Lastly, Rajagopal mentioned a more grassroots form of aid through a woman named Bracha Kappach, an Israelite woman who has worked towards poverty reduction efforts in Israel for the past 40 years. She operates on a small scale and opens her home to anybody who needs food or other financial assistance.
With this increasing awareness of Israel’s precarious situation, the government is working to increase the employment rate and make changes to the existing welfare program so that laborers can find jobs. Rajagopal’s insight into how the Israeli government can properly address poverty also includes involving multiethnic Jews in the conversation, because others often forget and villainize them when it comes to their portrayal in the media. “In fitting needs, there are ways to do it in which alienation wouldn’t be the forefront,” Rajagopal says. She believes that incorporating religious efforts will provide unity and highlight more poverty reduction efforts.
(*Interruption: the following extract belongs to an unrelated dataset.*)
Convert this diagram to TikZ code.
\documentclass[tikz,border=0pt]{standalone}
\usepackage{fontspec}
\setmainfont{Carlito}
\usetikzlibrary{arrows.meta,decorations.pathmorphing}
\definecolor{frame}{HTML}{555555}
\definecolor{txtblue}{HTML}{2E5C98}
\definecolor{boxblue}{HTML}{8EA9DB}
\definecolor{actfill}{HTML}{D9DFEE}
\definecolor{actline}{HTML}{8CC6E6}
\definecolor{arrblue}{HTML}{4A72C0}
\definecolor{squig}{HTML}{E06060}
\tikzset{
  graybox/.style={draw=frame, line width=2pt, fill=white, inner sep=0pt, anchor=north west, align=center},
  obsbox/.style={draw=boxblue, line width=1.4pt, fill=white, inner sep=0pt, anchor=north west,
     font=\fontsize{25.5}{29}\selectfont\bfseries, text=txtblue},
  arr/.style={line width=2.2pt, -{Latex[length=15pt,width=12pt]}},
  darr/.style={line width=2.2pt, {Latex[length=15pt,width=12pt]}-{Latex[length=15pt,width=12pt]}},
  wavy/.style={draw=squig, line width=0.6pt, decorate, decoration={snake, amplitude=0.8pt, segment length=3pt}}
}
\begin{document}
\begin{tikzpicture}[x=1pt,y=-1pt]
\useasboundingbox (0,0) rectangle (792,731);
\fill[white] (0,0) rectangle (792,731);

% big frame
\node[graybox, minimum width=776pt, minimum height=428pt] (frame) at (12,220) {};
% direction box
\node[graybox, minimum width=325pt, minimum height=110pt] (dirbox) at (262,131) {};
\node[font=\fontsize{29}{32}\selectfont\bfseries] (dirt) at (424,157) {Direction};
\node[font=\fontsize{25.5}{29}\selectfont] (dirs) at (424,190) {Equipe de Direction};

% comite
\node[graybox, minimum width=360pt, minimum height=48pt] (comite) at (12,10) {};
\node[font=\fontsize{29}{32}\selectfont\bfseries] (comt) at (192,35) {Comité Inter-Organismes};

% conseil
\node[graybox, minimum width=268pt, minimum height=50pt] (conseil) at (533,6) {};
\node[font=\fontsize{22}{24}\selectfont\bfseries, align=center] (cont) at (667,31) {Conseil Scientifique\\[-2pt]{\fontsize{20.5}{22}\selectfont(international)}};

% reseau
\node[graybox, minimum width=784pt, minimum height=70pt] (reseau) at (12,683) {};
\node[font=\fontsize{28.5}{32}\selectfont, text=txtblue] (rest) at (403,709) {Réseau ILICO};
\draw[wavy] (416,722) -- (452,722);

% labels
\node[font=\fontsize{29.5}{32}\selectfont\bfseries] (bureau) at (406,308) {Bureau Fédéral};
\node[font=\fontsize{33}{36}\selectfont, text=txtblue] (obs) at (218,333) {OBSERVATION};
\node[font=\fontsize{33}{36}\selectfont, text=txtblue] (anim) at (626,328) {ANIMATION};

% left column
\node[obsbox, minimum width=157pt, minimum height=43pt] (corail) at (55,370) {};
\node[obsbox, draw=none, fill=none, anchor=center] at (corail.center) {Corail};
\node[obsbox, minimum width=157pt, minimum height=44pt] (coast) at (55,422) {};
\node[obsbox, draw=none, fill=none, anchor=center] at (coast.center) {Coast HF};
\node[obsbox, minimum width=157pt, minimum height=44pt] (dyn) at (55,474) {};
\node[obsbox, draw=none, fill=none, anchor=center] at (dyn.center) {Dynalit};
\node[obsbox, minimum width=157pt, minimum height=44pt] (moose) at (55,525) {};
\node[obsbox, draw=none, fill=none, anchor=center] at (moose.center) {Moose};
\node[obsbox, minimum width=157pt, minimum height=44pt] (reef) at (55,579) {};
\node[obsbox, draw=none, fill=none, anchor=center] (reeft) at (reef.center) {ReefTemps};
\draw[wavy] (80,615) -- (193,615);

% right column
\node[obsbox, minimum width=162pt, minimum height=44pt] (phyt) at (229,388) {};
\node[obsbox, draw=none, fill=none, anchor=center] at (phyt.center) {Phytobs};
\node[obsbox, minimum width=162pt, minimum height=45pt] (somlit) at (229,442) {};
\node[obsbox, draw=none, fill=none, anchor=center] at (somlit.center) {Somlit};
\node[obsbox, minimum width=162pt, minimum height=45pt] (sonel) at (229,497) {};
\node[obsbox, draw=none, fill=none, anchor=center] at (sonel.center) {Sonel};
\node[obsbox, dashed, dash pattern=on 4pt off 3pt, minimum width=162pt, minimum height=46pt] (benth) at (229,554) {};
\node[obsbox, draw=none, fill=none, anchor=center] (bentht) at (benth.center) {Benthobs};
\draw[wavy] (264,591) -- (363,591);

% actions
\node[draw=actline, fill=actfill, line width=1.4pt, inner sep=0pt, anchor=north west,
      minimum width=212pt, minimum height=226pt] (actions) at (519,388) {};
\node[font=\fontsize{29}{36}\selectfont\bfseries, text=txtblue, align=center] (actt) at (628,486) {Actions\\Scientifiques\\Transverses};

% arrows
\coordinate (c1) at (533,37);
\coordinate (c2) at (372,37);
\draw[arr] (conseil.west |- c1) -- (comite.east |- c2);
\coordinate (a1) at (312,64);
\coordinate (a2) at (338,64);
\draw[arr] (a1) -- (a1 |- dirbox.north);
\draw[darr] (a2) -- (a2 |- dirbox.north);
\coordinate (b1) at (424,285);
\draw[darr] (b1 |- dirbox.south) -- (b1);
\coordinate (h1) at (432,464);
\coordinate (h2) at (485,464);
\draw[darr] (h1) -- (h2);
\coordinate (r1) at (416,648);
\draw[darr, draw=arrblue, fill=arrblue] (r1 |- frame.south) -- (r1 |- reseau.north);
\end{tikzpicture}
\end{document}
Israel remains entangled in a conflict with Palestine, which has shifted the focus away from poverty reduction for the time being. As such, organizations and grassroots movements like Haverim and Latet, and the work of individuals such as Kappach are primarily focusing on redirecting efforts towards helping the poor, and are especially important for providing essential aid and supplies for the most vulnerable parts of the population. These efforts in Israel prove that targeted aid and addressing the sociopolitical and religious identities of the Israeli and Jewish populations are essential to mitigating poverty in Israel in the long run.